Monday, October 5, 2009

The synapses fire

We had the very exciting experience yesterday of realizing that River
can correctly identify letters in Spanish. I had an inkling this
might be coming when we took a walk a few days ago. When he saw
letters spraypainted on the sidewalk, he’d stop and it seemed he was
trying to read them. I identified each one for him and he was
interested and attentive.

Then, yesterday, he stood in front of the refrigerator, where we has
his Leap Frog letter toy in Spanish (a super toy for ages 1+ by the
way). He said ‘ennay,’ which is N in Spanish.

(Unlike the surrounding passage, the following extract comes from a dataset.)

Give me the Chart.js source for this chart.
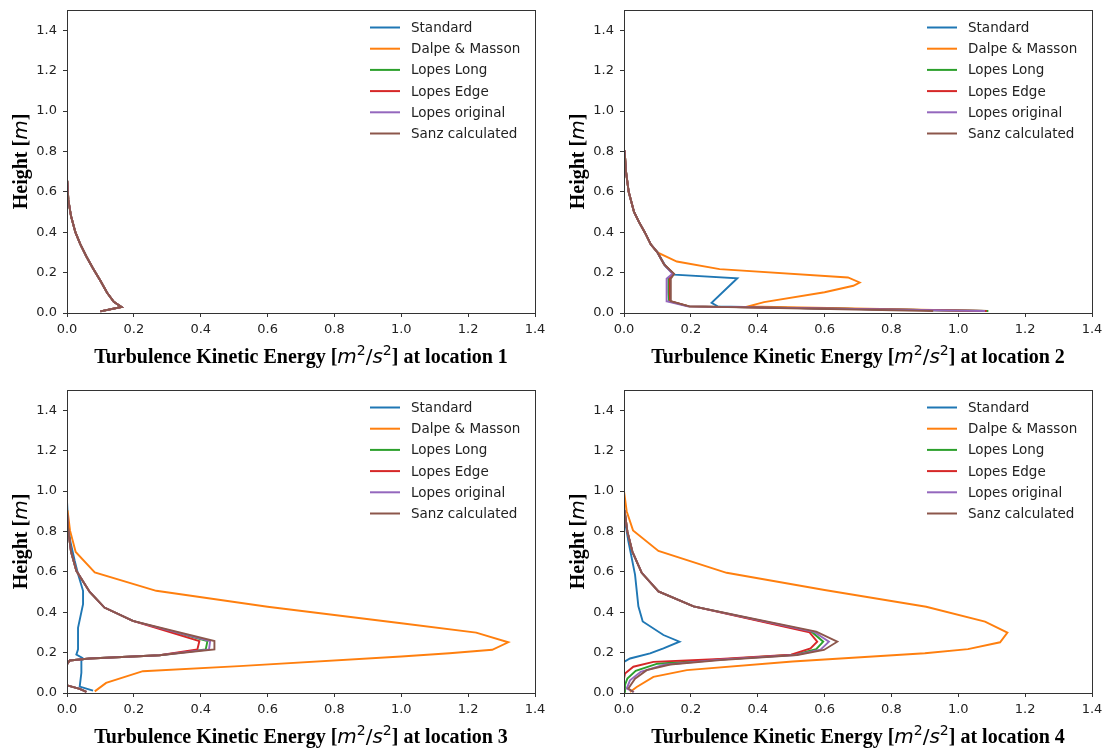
<!DOCTYPE html>
<html>
<head>
<meta charset="utf-8">
<script src="https://cdn.jsdelivr.net/npm/chart.js@4.4.0/dist/chart.umd.min.js"></script>
<style>
    body { margin: 0; background: #fff; width: 1108px; height: 751px; overflow: hidden; position: relative; }
    .panel { position: absolute; width: 551px; height: 371px; }
</style>
</head>
<body>
<div class="panel" style="left:0;top:0"><canvas id="loc1" width="551" height="371"></canvas></div>
<div class="panel" style="left:557px;top:0"><canvas id="loc2" width="551" height="371"></canvas></div>
<div class="panel" style="left:0;top:380px"><canvas id="loc3" width="551" height="371"></canvas></div>
<div class="panel" style="left:557px;top:380px"><canvas id="loc4" width="551" height="371"></canvas></div>

<script>
// ------------------------------------
// Data: TKE profiles [tke, height] per location
// ------------------------------------
const seriesNames = ['Standard', 'Dalpe & Masson', 'Lopes Long', 'Lopes Edge', 'Lopes original', 'Sanz calculated'];
const xTicks = [0.0, 0.2, 0.4, 0.6, 0.8, 1.0, 1.2, 1.4];
const yTicks = [0.0, 0.2, 0.4, 0.6, 0.8, 1.0, 1.2, 1.4];

// location 1: all models give the same profile
const loc1Profile = [[0.100, 0.008], [0.163, 0.030], [0.140, 0.055], [0.120, 0.100], [0.100, 0.160],
    [0.078, 0.220], [0.058, 0.280], [0.040, 0.340], [0.025, 0.400], [0.012, 0.480], [0.004, 0.560],
    [0.001, 0.650], [0.000, 0.750], [0.000, 1.500]];

// location 2
const loc2Upper = [[0.100, 0.300], [0.080, 0.340], [0.062, 0.400], [0.045, 0.450], [0.030, 0.500],
    [0.014, 0.600], [0.006, 0.700], [0.002, 0.800], [0.000, 0.900], [0.000, 1.500]];
const loc2Standard = [[1.080, 0.010], [0.600, 0.022], [0.280, 0.033], [0.262, 0.050], [0.339, 0.172],
    [0.150, 0.190], [0.125, 0.230]];
const loc2Dalpe = [[1.085, 0.010], [0.371, 0.033], [0.419, 0.054], [0.600, 0.103], [0.686, 0.135],
    [0.705, 0.151], [0.670, 0.176], [0.286, 0.217], [0.158, 0.255]];
const loc2LopesLong = [[1.090, 0.010], [0.195, 0.033], [0.135, 0.058], [0.133, 0.100], [0.133, 0.170],
    [0.148, 0.194], [0.120, 0.240]];
const loc2LopesEdge = [[1.085, 0.010], [0.195, 0.033], [0.138, 0.058], [0.137, 0.100], [0.137, 0.170],
    [0.148, 0.194], [0.120, 0.240]];
const loc2LopesOrig = [[1.080, 0.010], [0.190, 0.033], [0.128, 0.058], [0.127, 0.100], [0.128, 0.170],
    [0.145, 0.194], [0.120, 0.240]];
const loc2Sanz = [[0.925, 0.010], [0.195, 0.033], [0.140, 0.058], [0.140, 0.100], [0.140, 0.170],
    [0.150, 0.194], [0.120, 0.240]];

// location 3
const loc3Upper = [[0.197, 0.357], [0.112, 0.423], [0.068, 0.500], [0.028, 0.605], [0.012, 0.700],
    [0.004, 0.800], [0.000, 0.900], [0.000, 1.500]];
const loc3Lower = [[0.058, 0.005], [0.038, 0.020], [0.000, 0.038], [0.000, 0.141], [0.008, 0.161],
    [0.068, 0.171], [0.277, 0.187]];
const loc3Standard = [[0.078, 0.012], [0.038, 0.032], [0.043, 0.100], [0.043, 0.158], [0.046, 0.174],
    [0.028, 0.190], [0.033, 0.216], [0.033, 0.323], [0.048, 0.440], [0.048, 0.506], [0.033, 0.589],
    [0.023, 0.655], [0.010, 0.750], [0.003, 0.850], [0.000, 0.950], [0.000, 1.500]];
const loc3Dalpe = [[0.083, 0.008], [0.117, 0.050], [0.227, 0.108], [0.515, 0.133], [1.000, 0.181],
    [1.144, 0.197], [1.272, 0.214], [1.320, 0.251], [1.224, 0.299], [1.000, 0.345], [0.600, 0.427],
    [0.267, 0.506], [0.083, 0.597], [0.026, 0.698], [0.009, 0.805], [0.002, 0.900], [0.000, 1.000],
    [0.000, 1.500]];
const loc3LopesLong = [[0.415, 0.216], [0.420, 0.257]];
const loc3LopesEdge = [[0.390, 0.216], [0.396, 0.257]];
const loc3LopesOrig = [[0.425, 0.216], [0.428, 0.257]];
const loc3Sanz = [[0.441, 0.216], [0.441, 0.257]];

// location 4
const loc4Upper = [[0.208, 0.429], [0.103, 0.503], [0.053, 0.595], [0.025, 0.700], [0.010, 0.800],
    [0.002, 0.900], [0.000, 1.000], [0.000, 1.500]];
const loc4Standard = [[0.000, 0.000], [0.000, 0.154], [0.018, 0.171], [0.078, 0.196], [0.118, 0.221],
    [0.166, 0.254], [0.118, 0.287], [0.056, 0.354], [0.043, 0.429], [0.033, 0.586], [0.013, 0.752],
    [0.003, 0.850], [0.000, 0.950], [0.000, 1.500]];
const loc4Dalpe = [[0.018, 0.005], [0.038, 0.030], [0.088, 0.080], [0.188, 0.113], [0.504, 0.156],
    [0.900, 0.197], [1.029, 0.217], [1.125, 0.251], [1.147, 0.299], [1.080, 0.353], [0.904, 0.427],
    [0.600, 0.510], [0.307, 0.595], [0.103, 0.703], [0.027, 0.805], [0.008, 0.900], [0.000, 1.000],
    [0.000, 1.500]];
const loc4LopesLong = [[0.005, 0.005], [0.003, 0.040], [0.010, 0.071], [0.035, 0.110], [0.100, 0.145],
    [0.288, 0.166], [0.508, 0.189], [0.575, 0.217], [0.596, 0.254], [0.562, 0.302]];
const loc4LopesEdge = [[0.000, 0.005], [0.000, 0.071], [0.003, 0.096], [0.028, 0.130], [0.088, 0.154],
    [0.288, 0.168], [0.500, 0.190], [0.558, 0.221], [0.578, 0.254], [0.555, 0.300]];
const loc4LopesOrig = [[0.030, 0.005], [0.008, 0.022], [0.018, 0.063], [0.050, 0.105], [0.120, 0.140],
    [0.288, 0.165], [0.513, 0.188], [0.588, 0.215], [0.613, 0.254], [0.568, 0.303]];
const loc4Sanz = [[0.028, 0.005], [0.013, 0.022], [0.033, 0.071], [0.068, 0.113], [0.138, 0.141],
    [0.288, 0.163], [0.518, 0.188], [0.598, 0.213], [0.638, 0.254], [0.575, 0.304]];

// series per location, in legend order
const locationSeries = {
    1: [loc1Profile, loc1Profile, loc1Profile, loc1Profile, loc1Profile, loc1Profile],
    2: [loc2Standard.concat(loc2Upper), loc2Dalpe.concat(loc2Upper), loc2LopesLong.concat(loc2Upper),
        loc2LopesEdge.concat(loc2Upper), loc2LopesOrig.concat(loc2Upper), loc2Sanz.concat(loc2Upper)],
    3: [loc3Standard, loc3Dalpe,
        loc3Lower.concat(loc3LopesLong, loc3Upper), loc3Lower.concat(loc3LopesEdge, loc3Upper),
        loc3Lower.concat(loc3LopesOrig, loc3Upper), loc3Lower.concat(loc3Sanz, loc3Upper)],
    4: [loc4Standard, loc4Dalpe, loc4LopesLong.concat(loc4Upper), loc4LopesEdge.concat(loc4Upper),
        loc4LopesOrig.concat(loc4Upper), loc4Sanz.concat(loc4Upper)]
};

// ------------------------------------
// Styling
// ------------------------------------
const seriesColors = ['#1f77b4', '#ff7f0e', '#2ca02c', '#d62728', '#9467bd', '#8c564b'];
const spineColor = '#333';
const tickFont = { family: 'DejaVu Sans', size: 13 };
const serifBold = 'bold 20px "Liberation Serif"';
const mathItalic = 'italic 20px "DejaVu Sans"';
const mathRegular = '20px "DejaVu Sans"';
const mathSup = '14px "DejaVu Sans"';

// draw a run of mixed-font text centred on x
function drawRichText(ctx, parts, x, y) {
    let total = 0;
    parts.forEach(p => {
        ctx.font = p.font;
        p.w = ctx.measureText(p.text).width;
        total += p.w;
    });
    let cx = x - total / 2;
    ctx.textAlign = 'left';
    ctx.textBaseline = 'alphabetic';
    parts.forEach(p => {
        ctx.font = p.font;
        ctx.fillText(p.text, cx, y - (p.rise || 0));
        cx += p.w;
    });
}

// frame, axis titles and legend drawn on top of the plot area
const panelDecor = {
    id: 'panelDecor',
    afterDraw(chart, args, opts) {
        const ctx = chart.ctx;
        const a = chart.chartArea;
        ctx.save();

        // full box around the axes
        ctx.strokeStyle = spineColor;
        ctx.lineWidth = 1;
        ctx.strokeRect(Math.round(a.left) + 0.5, Math.round(a.top) + 0.5,
            Math.round(a.right - a.left), Math.round(a.bottom - a.top));

        // x axis title
        ctx.fillStyle = '#000';
        drawRichText(ctx, [
            { text: 'Turbulence Kinetic Energy [', font: serifBold },
            { text: 'm', font: mathItalic },
            { text: '2', font: mathSup, rise: 8 },
            { text: '/', font: mathRegular },
            { text: 's', font: mathItalic },
            { text: '2', font: mathSup, rise: 8 },
            { text: '] at location ' + opts.location, font: serifBold }
        ], (a.left + a.right) / 2, a.bottom + 50);

        // y axis title
        ctx.save();
        ctx.translate(a.left - 40, (a.top + a.bottom) / 2);
        ctx.rotate(-Math.PI / 2);
        drawRichText(ctx, [
            { text: 'Height [', font: serifBold },
            { text: 'm', font: mathItalic },
            { text: ']', font: serifBold }
        ], 0, 0);
        ctx.restore();

        // legend, top right inside the axes
        ctx.font = '13.5px "DejaVu Sans"';
        ctx.textAlign = 'left';
        ctx.textBaseline = 'middle';
        chart.data.datasets.forEach((ds, i) => {
            const y = a.top + 17.5 + i * 21.2;
            ctx.strokeStyle = ds.borderColor;
            ctx.lineWidth = 2;
            ctx.beginPath();
            ctx.moveTo(a.right - 165, y);
            ctx.lineTo(a.right - 135, y);
            ctx.stroke();
            ctx.fillStyle = '#222';
            ctx.fillText(ds.label, a.right - 124, y + 1);
        });
        ctx.restore();
    }
};

// ------------------------------------
// Chart Initialization
// ------------------------------------
function initPanel(location) {
    const ctx = document.getElementById('loc' + location).getContext('2d');
    const datasets = seriesNames.map((name, i) => ({
        label: name,
        data: locationSeries[location][i].map(p => ({ x: p[0], y: p[1] })),
        borderColor: seriesColors[i],
        backgroundColor: seriesColors[i],
        borderWidth: 1.9,
        showLine: true,
        pointRadius: 0,
        tension: 0,
        fill: false,
        order: seriesNames.length - i
    }));

    new Chart(ctx, {
        type: 'scatter',
        data: { datasets: datasets },
        options: {
            responsive: false,
            animation: false,
            layout: { padding: { left: 0, top: 10, right: 16, bottom: 0 } },
            plugins: {
                legend: { display: false },
                tooltip: { enabled: false },
                panelDecor: { location: location }
            },
            scales: {
                x: {
                    type: 'linear',
                    min: 0,
                    max: 1.4,
                    afterBuildTicks: s => { s.ticks = xTicks.map(v => ({ value: v })); },
                    afterFit: s => { s.height = 58; s.paddingLeft = 0; s.paddingRight = 0; },
                    ticks: {
                        callback: v => v.toFixed(1),
                        font: tickFont,
                        color: '#222',
                        padding: 5,
                        maxRotation: 0,
                        autoSkip: false
                    },
                    grid: { drawOnChartArea: false, tickLength: 4, color: spineColor },
                    border: { color: spineColor, width: 1 }
                },
                y: {
                    type: 'linear',
                    min: 0,
                    max: 1.5,
                    afterBuildTicks: s => { s.ticks = yTicks.map(v => ({ value: v })); },
                    afterFit: s => { s.width = 67; s.paddingTop = 0; s.paddingBottom = 0; },
                    ticks: {
                        callback: v => v.toFixed(1),
                        font: tickFont,
                        color: '#222',
                        padding: 6,
                        autoSkip: false
                    },
                    grid: { drawOnChartArea: false, tickLength: 4, color: spineColor },
                    border: { color: spineColor, width: 1 }
                }
            }
        },
        plugins: [panelDecor]
    });
}

window.onload = function() {
    [1, 2, 3, 4].forEach(initPanel);
};
</script>
</body>
</html>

“Can you find N?” I asked.

He looked at the letters spread across the refrigerator door and
chose the correct one.

A visiting friend said to him, “My name is Dave. It starts with a D.”

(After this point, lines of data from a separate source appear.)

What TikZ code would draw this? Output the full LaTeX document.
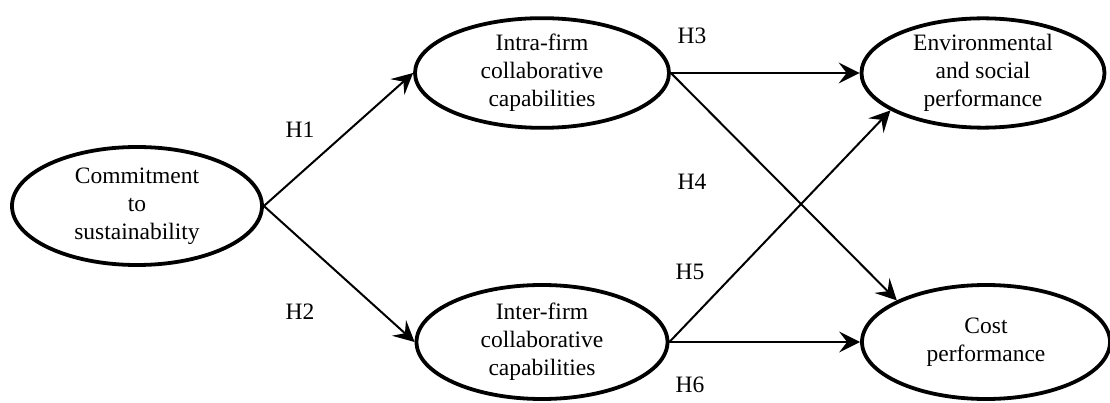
\documentclass[tikz,border=0pt]{standalone}
\usepackage{fontspec}
\setmainfont{Liberation Serif}
\usetikzlibrary{shapes.geometric,arrows.meta}
\tikzset{
  construct/.style={draw,ellipse,line width=3.8pt,inner sep=0pt,align=center,
    font=\fontsize{23.5}{28}\selectfont},
  path/.style={line width=2pt,-{Stealth[length=21pt,width=21pt,inset=8pt]}},
  hyp/.style={font=\fontsize{23.5}{28}\selectfont}
}
\begin{document}
\begin{tikzpicture}[x=1pt,y=-1pt]
\useasboundingbox (0,0) rectangle (1110,403);
% constructs
\node[construct,minimum width=250pt,minimum height=118pt] (commit) at (137,206)
  {Commitment\\to\\sustainability};
\node[construct,minimum width=254pt,minimum height=104pt] (intra) at (542,73)
  {Intra-firm\\collaborative\\capabilities};
\node[construct,minimum width=251pt,minimum height=114pt] (inter) at (542,342)
  {Inter-firm\\collaborative\\capabilities};
\node[construct,minimum width=243pt,minimum height=106pt] (env) at (983,73)
  {Environmental\\and social\\performance};
\node[construct,minimum width=248pt,minimum height=114pt] (cost) at (986,342)
  {Cost\\performance};
% hypotheses
\draw[path] (commit.east) -- (intra.west);
\draw[path] (commit.east) -- (inter.west);
\draw[path] (intra.east) -- (env.west);
\draw[path] (intra.east) -- (cost.155);
\draw[path] (inter.east) -- (env.202);
\draw[path] (inter.east) -- (cost.west);
\node[hyp] (h1) at (300,130) {H1};
\node[hyp] (h2) at (300,312) {H2};
\node[hyp] (h3) at (692,36) {H3};
\node[hyp] (h4) at (692,182) {H4};
\node[hyp] (h5) at (690,272) {H5};
\node[hyp] (h6) at (690,385) {H6};
\end{tikzpicture}
\end{document}
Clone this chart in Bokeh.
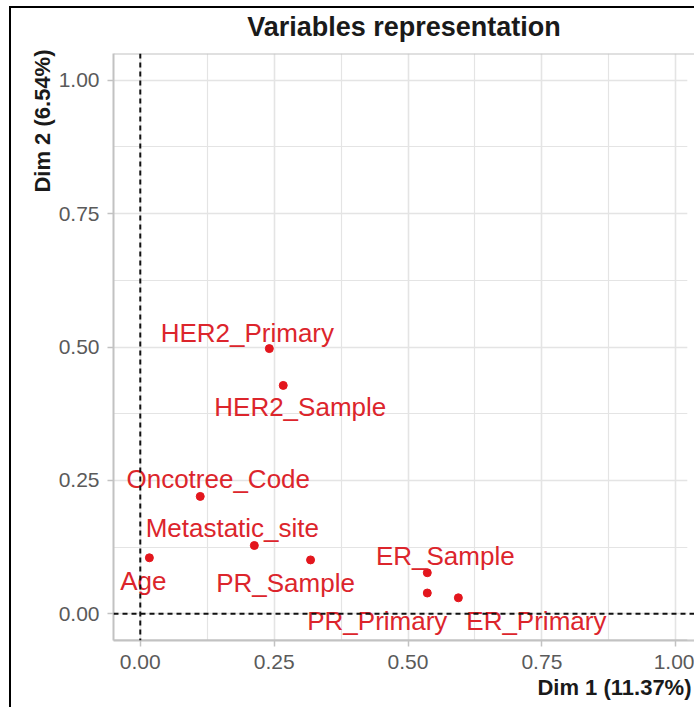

“Can you find “De?” I asked him.

And again, he found the correct letter and brought it to Dave.

We tried this a few more times until we were convinced it wasn’t just
chance, he really knows his letters.

This makes me very excited. All evidence of brain synapse connections
excite me. But this one does so especially. Why? Because it’s the
first step towards literacy and reading. And because it shows that
there is a lot more going on in that head than he can express

He has been crazy about books lately, requesting a good 15 storybooks
a day and getting very upset if he’s denied his request. I’m both
happy about this interest and sometimes frustrated. I never thought
I’d refuse to read to my child. But sometimes my voice is tired out
after 6-8 books and I just don’t want to do another.

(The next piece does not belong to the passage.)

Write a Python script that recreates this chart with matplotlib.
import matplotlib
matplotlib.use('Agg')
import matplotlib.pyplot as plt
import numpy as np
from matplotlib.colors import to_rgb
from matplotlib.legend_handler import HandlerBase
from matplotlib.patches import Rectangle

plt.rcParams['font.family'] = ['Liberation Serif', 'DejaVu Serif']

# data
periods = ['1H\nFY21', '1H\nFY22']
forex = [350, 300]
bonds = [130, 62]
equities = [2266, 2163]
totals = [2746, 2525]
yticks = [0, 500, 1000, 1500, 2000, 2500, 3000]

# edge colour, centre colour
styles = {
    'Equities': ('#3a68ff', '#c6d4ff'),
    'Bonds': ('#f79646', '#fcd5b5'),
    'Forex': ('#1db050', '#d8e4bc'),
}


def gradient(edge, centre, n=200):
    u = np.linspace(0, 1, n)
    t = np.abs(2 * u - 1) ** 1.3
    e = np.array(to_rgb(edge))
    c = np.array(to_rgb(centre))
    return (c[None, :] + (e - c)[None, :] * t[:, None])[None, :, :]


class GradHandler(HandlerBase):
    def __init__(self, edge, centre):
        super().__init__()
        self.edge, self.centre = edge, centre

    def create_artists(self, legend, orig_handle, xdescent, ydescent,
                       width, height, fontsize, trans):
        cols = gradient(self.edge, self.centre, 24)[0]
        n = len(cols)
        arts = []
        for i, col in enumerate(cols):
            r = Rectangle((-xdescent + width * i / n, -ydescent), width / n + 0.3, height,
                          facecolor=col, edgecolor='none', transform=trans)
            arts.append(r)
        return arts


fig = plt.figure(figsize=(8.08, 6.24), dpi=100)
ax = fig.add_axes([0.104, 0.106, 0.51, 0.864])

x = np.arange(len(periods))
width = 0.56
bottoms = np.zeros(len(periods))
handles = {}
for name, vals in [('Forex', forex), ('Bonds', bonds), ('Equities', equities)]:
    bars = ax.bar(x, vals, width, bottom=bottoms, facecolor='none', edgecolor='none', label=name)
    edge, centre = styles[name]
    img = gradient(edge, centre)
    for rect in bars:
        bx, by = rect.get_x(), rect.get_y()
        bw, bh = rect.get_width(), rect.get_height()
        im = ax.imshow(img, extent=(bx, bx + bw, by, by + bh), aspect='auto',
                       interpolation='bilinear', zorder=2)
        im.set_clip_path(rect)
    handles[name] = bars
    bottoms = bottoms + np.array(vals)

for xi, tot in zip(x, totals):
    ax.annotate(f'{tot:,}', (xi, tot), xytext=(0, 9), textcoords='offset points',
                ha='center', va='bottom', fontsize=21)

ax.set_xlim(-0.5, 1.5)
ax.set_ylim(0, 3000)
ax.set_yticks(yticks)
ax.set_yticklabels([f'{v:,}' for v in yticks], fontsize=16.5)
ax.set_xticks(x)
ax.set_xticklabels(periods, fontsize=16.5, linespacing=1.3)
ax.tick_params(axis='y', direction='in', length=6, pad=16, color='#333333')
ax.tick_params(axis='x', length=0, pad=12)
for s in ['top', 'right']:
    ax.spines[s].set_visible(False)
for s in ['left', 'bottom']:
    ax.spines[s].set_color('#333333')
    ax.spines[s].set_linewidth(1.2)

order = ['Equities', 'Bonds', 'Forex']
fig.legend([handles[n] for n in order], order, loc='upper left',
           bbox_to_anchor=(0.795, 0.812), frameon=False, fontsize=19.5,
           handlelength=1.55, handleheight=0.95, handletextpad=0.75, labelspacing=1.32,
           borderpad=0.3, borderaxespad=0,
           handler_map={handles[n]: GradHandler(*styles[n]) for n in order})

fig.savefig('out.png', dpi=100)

So far, we haven’t done anything special in our reading. The
babysitter and I read to him in Spanish, Mark and anyone else who
happens to be around read to him in English. He attends the
English-language story (1/2) hour at the library 2-3 times a week and
attends the once weekly Spanish story (1/2) hour when it’s available.

Recently I heard about a technique called print referencing though,
which seems to have positive effects in enhancing preschool literacy.
From what I’ve read (there is an interesting article by Zucker, Ward
and Justice in the September 2009 issue of The Reading Teacher. The
article is titled “Print Referencing During Read-Alouds: A Technique
for Increasing Emergent Readers’ Print Knowledge.”) the technique basically involves pointing out print in the course of reading, by doing things like asking them to find a certain letter in the text, asking where the print or the book starts, asking what could be in the text bubble, saying that we’ll read the traffic signs now,
etc. The article offers quite a few suggestions.

Now that I can see River is interested in text, I think I’ll start
employing some of these techniques. It doesn’t sound like it takes
too much time or effort and if it increases the chances of him being
an earlier reader, all the better. We’re just pleased that he may show
a talent for something beyond eating.